(195e) The Effects of Ionic Liquid Structure on the Thermodynamics of Cellulose Dissolution

A big challenge in the production of lignocellulosic biofuels lies in the selection of an optimal pretreatment solvent. A number of ionic liquids (ILs) have been identified that can dissolve cellulose effectively and many more are theoretically possible. Tailoring these solvents has the potential to increase performance and reduce costs, however without a much deeper understanding of the structure-property relationships within ILs this remains a difficult task. Using molecular dynamics we systematically examine the effect of chemical structure on the free energy of dissolution of crystalline bundles of cellulose.

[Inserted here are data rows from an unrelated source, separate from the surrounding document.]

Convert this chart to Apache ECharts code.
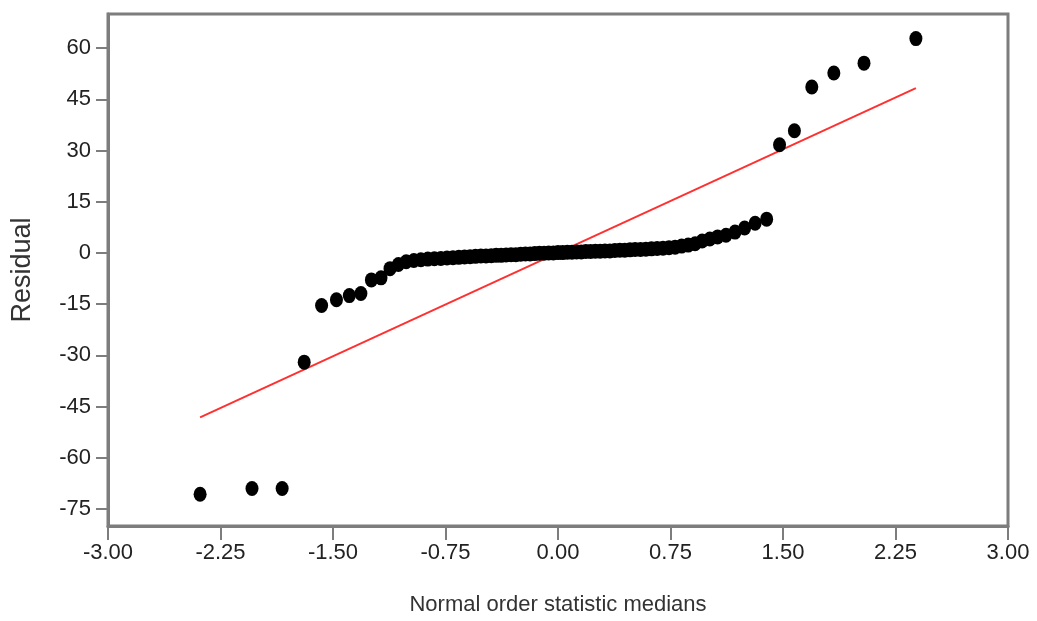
<!DOCTYPE html>
<html>
<head>
<meta charset="utf-8">
<script src="https://cdn.jsdelivr.net/npm/echarts@6/dist/echarts.min.js"></script>
<style>
html,body{margin:0;padding:0;background:#fff;}
#chart{width:1037px;height:621px;}
</style>
</head>
<body>
<div id="chart"></div>
<script>
// Normal order statistic medians (x) and residuals (y)
const xMedians = [
  -2.386, -2.040, -1.839, -1.692, -1.576, -1.477, -1.391, -1.314, -1.244, -1.180,
  -1.120, -1.064, -1.012, -0.961, -0.914, -0.868, -0.824, -0.781, -0.740, -0.700,
  -0.661, -0.623, -0.586, -0.550, -0.514, -0.480, -0.445, -0.412, -0.379, -0.346,
  -0.313, -0.281, -0.249, -0.217, -0.186, -0.155, -0.124, -0.093, -0.062, -0.031,
  0.000,
  0.031, 0.062, 0.093, 0.124, 0.155, 0.186, 0.217, 0.249, 0.281, 0.313,
  0.346, 0.379, 0.412, 0.445, 0.480, 0.514, 0.550, 0.586, 0.623, 0.661,
  0.700, 0.740, 0.781, 0.824, 0.868, 0.914, 0.961, 1.012, 1.064, 1.120,
  1.180, 1.244, 1.314, 1.391, 1.477, 1.576, 1.692, 1.839, 2.040, 2.386
];
const residuals = [
  -70.7, -69.0, -69.0, -32.0, -15.4, -13.7, -12.5, -11.9, -7.9, -7.3,
  -4.6, -3.4, -2.6, -2.2, -2.0, -1.8, -1.7, -1.6, -1.5, -1.4,
  -1.3, -1.2, -1.1, -1.0, -0.9, -0.9, -0.8, -0.7, -0.7, -0.6,
  -0.5, -0.5, -0.4, -0.3, -0.3, -0.2, -0.1, -0.1, 0.0, 0.0,
  0.1,
  0.1, 0.2, 0.2, 0.3, 0.3, 0.4, 0.4, 0.5, 0.5, 0.6,
  0.6, 0.7, 0.8, 0.8, 0.9, 1.0, 1.0, 1.1, 1.2, 1.3,
  1.4, 1.5, 1.7, 2.0, 2.3, 2.7, 3.5, 4.1, 4.7, 5.2,
  6.1, 7.3, 8.7, 9.9, 31.7, 35.8, 48.6, 52.7, 55.6, 62.8
];
// Reference line endpoints
const refLineX = [-2.386, 2.386];
const refLineY = [-48.2, 48.3];
// Tick labels
const yTickValues = [-75, -60, -45, -30, -15, 0, 15, 30, 45, 60];
const xTickValues = [-3.00, -2.25, -1.50, -0.75, 0.00, 0.75, 1.50, 2.25, 3.00];
const xAxisTitle = 'Normal order statistic medians';
const yAxisTitle = 'Residual';

const points = xMedians.map((x, i) => [x, residuals[i]]);
const linePts = refLineX.map((x, i) => [x, refLineY[i]]);

const FONT = "'Liberation Sans', Arial, sans-serif";
const AXIS_COLOR = '#7d7d7d';
const TEXT_COLOR = '#222';

const chart = echarts.init(document.getElementById('chart'), null, {renderer: 'canvas'});
chart.setOption({
  backgroundColor: '#ffffff',
  animation: false,
  grid: {
    left: 108, right: 29, top: 14, bottom: 93,
    show: true, borderColor: AXIS_COLOR, borderWidth: 3, backgroundColor: 'transparent'
  },
  xAxis: {
    type: 'value',
    min: -3, max: 3, interval: 0.75,
    name: xAxisTitle,
    nameLocation: 'middle',
    nameGap: 68,
    nameTextStyle: {fontFamily: FONT, fontSize: 22, color: '#333'},
    axisLine: {show: true, onZero: false, lineStyle: {color: AXIS_COLOR, width: 3}},
    axisTick: {show: true, inside: false, length: 14, customValues: xTickValues, lineStyle: {color: AXIS_COLOR, width: 2}},
    axisLabel: {
      show: true, margin: 16, fontFamily: FONT, fontSize: 22, color: TEXT_COLOR,
      customValues: xTickValues,
      formatter: v => Number(v).toFixed(2)
    },
    splitLine: {show: false}
  },
  yAxis: {
    type: 'value',
    min: -80, max: 70,
    name: yAxisTitle,
    nameLocation: 'middle',
    nameGap: 72,
    nameRotate: 90,
    nameTextStyle: {fontFamily: FONT, fontSize: 27, color: '#333'},
    axisLine: {show: true, onZero: false, lineStyle: {color: AXIS_COLOR, width: 3}},
    axisTick: {show: true, inside: false, length: 12, customValues: yTickValues, lineStyle: {color: AXIS_COLOR, width: 2}},
    axisLabel: {
      show: true, margin: 17, fontFamily: FONT, fontSize: 22, color: TEXT_COLOR,
      customValues: yTickValues
    },
    splitLine: {show: false}
  },
  series: [
    {
      type: 'line',
      data: linePts,
      showSymbol: false,
      symbol: 'none',
      lineStyle: {color: '#ff3030', width: 2},
      z: 2,
      silent: true
    },
    {
      type: 'scatter',
      data: points,
      symbol: 'circle',
      symbolSize: [13, 15],
      itemStyle: {color: '#000000', opacity: 1},
      z: 3,
      silent: true
    }
  ]
});
</script>
</body>
</html>
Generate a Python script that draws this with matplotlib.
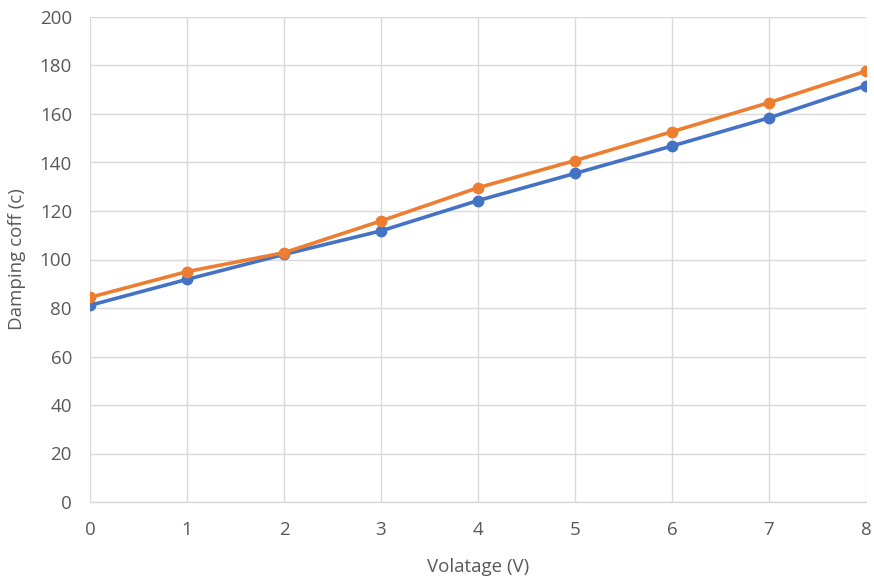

We focus on 15 different ionic liquid combinations and calculate the thermodynamic differences between the crystalline and dissolved states. Anions of 3 different sizes are paired with 5 different imidazolium-based cations with differing tail length. Entropies are calculated using the two-phase thermodynamic (2PT) method, allowing us to identify each of the contributions arising from the anion, the cation and cellulose as well as their translational, rotational and vibrational contributions. In doing so we show how changes to the chemical structure affects the overall energy and enthalpy as well as quantify the role that solvent entropy plays in the dissolution process. The free energy differences obtained from the simulations agree well with experimental solubility measurements and we show how these methods can be used to accurately predict solubilities a priori.